The key benchmark index ended 63 points higher at 9,647 amid choppy trade as investors awaited details of the US stimulus and financial rescue plans. There are also hopes of the Indian government providing more sops to boost growth in its interim budget.
The Nifty also surged 0.5 per cent to 2,934.
“Going by the current trends, 3050 appears possible on the Nifty. PSU banks are clear underperformers in the broad markets and oil & gas stocks led by RIL have outperformed the markets,” said investment consultant Devang Visaria.
While realty, capital goods, banking and auto stocks rallied, metals and FMCG counters were the key draggers.
The realty index on the BSE rose 6.6 per cent led by strong buying activity in Unitech and DLF. Both stocks jumped more than 9 per cent each.
The BSE capital goods index also advanced 3.1 per cent and Praj Industries, Bharat Earth Movers and Gammon India were the biggest gainers in the pack.
Snapping a four-day rally, the BSE metal index ended 1.4 per cent lower. Sail, Ispat Industries and Hindustan Zinc were the major losers in the group, down more than 2 per cent each.
Among the Sensex scrips, DLF, Bhel and L&T were the top gainers. Reliance Infrastructure, Hindalco and Tata Motors were the biggest losers in the pack.
In the broader markets, the BSE small cap index surged 0.3 per cent and the CNX mid cap index closed 1.6 per cent higher.
Asian stock markets were mostly lower in erratic trade today, as investors awaited details of massive U.S. spending plans to revive the world's largest economy and bolster its troubled financial industry. European markets dropped in early trade.
Asian markets fluctuated throughout the day after rising last week on hopes the U.S. stimulus measures will speed recovery in its recession-hit economy. An $838 billion economic bill survived a key test vote in the Senate Monday, setting up a final vote Tuesday. The plan must then be reconciled with an $819 billion version from the House of Representatives.
After Wall Street closed Monday, President Barack Obama pressed his case for the stimulus plan, warning that failing to act swiftly and boldly "could turn a crisis into a catastrophe."

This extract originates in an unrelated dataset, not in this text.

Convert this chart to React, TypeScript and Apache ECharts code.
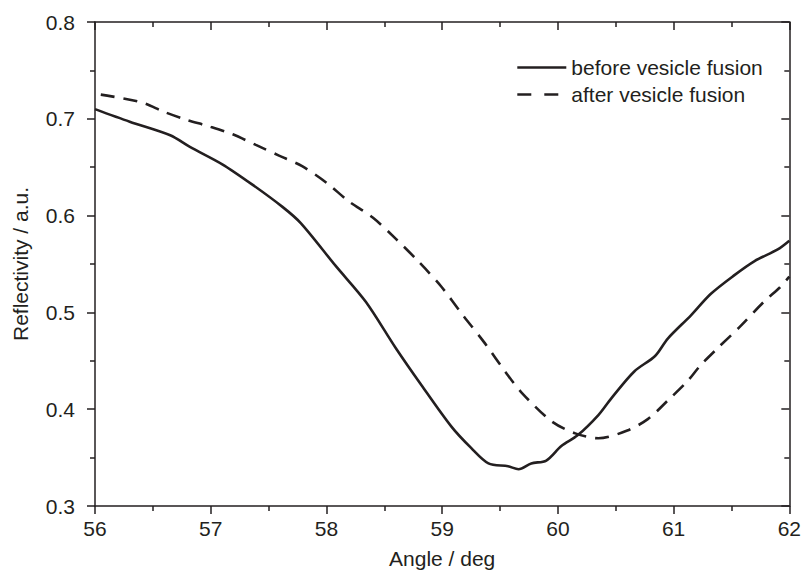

Investors also are eyeing Obama administration plans to retool the government's $700 billion program to bail out financial companies reeling from bad assets. Later Tuesday, Treasury Secretary Timothy Geithner is to unveil new rules for the program, which has been heavily criticized for doling out hundreds of billions of dollars to banks with few conditions on how the money is spent.
"People are waiting to see what happens in the U.S.," said Conita Hung, head of equity markets with Delta Asia Financial Group in Hong Kong. "People aren't going to inject a lot more money in the market with this kind of uncertainty."
As trading opened in Europe, Britain's FTSE 100, Germany's DAX and France's CAC 40 all fell more than 1 percent. The downward lurch came as Swiss bank UBS AG announced it lost 8.1 billion Swiss francs ($7.57 billion) in the fourth quarter and said it would cut a another 2,000 jobs as it refocuses on its home market after a troubled year abroad.
Wall Street futures pointed to a lower open in the U.S. Dow futures were down 88 points, or 1.1 percent, at 8,130 and S&P500 futures were down 10.10, or 1.2 percent, at 855.
Earlier in Asia, Japan's Nikkei 225 stock average fell 23.09 points, or 0.3 percent, to 7,945.94, while South Korea's Kospi shed 3.82 points, or 0.3 percent, at 1,198.87. Benchmarks in Australia, New Zealand, the Philippines and Thailand also fell.
In Hong Kong, the Hang Seng closed up 0.8 percent at 13,880.64 after swinging in and out of negative territory throughout the session. Markets in Taiwan and Singapore also rose.
In mainland China, Shanghai's key index — which had surged about 12 percent over the last six trading days — rebounded from the red to finish 1.8 percent higher.